You’re a writer, you know how it goes. You settle on a project, or maybe two, and you burn the midnight candle until it’s just a smoldering stub, and you tell everybody what your project is and how it’s your end-all-be-all raison d’etre and stuff…
But it isn’t. You fight the words and wrangle them into place. You beat yourself silly trying to find that structure, that style that sets you apart.You work until your mind bleeds to find the description that’s never been made.
But it doesn’t come.
It’s all the same hack.
I know. I’ve been hacking at the same project for, like, ever…
What to do, oh what to do.
Here’s something terrible that I shouldn’t tell you, but maybe you’ll see it.
I invented a producer, my writing boss. I gave her, (she’s a she) the complete and total task of managing my writing.
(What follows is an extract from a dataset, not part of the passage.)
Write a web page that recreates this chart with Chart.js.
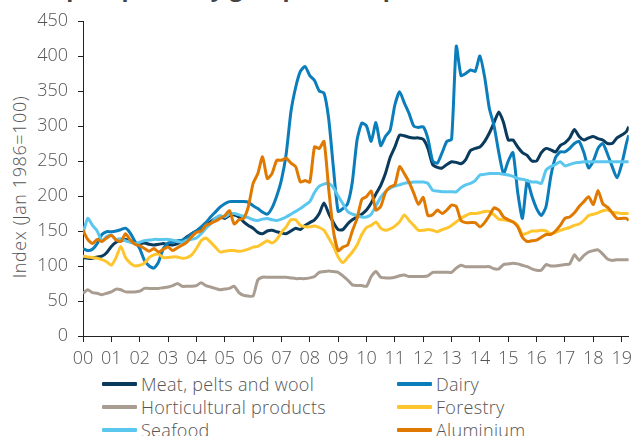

With Sydney (her name’s Sydney) in charge, I can mentally offload the task of managing my production to her. It sounds crazy, and I’m certain that is, but it has made my writing much easier.
Sydney’s a breeze to work for, because she doesn’t really exist, which means she hardly ever yells at me!
Yes, it’s nice to have a boss in the writing biz, even though, and I know you’ll agree, it’s crazier than a bag of wieners.
Now I just have to figure out to hit her up for a raise!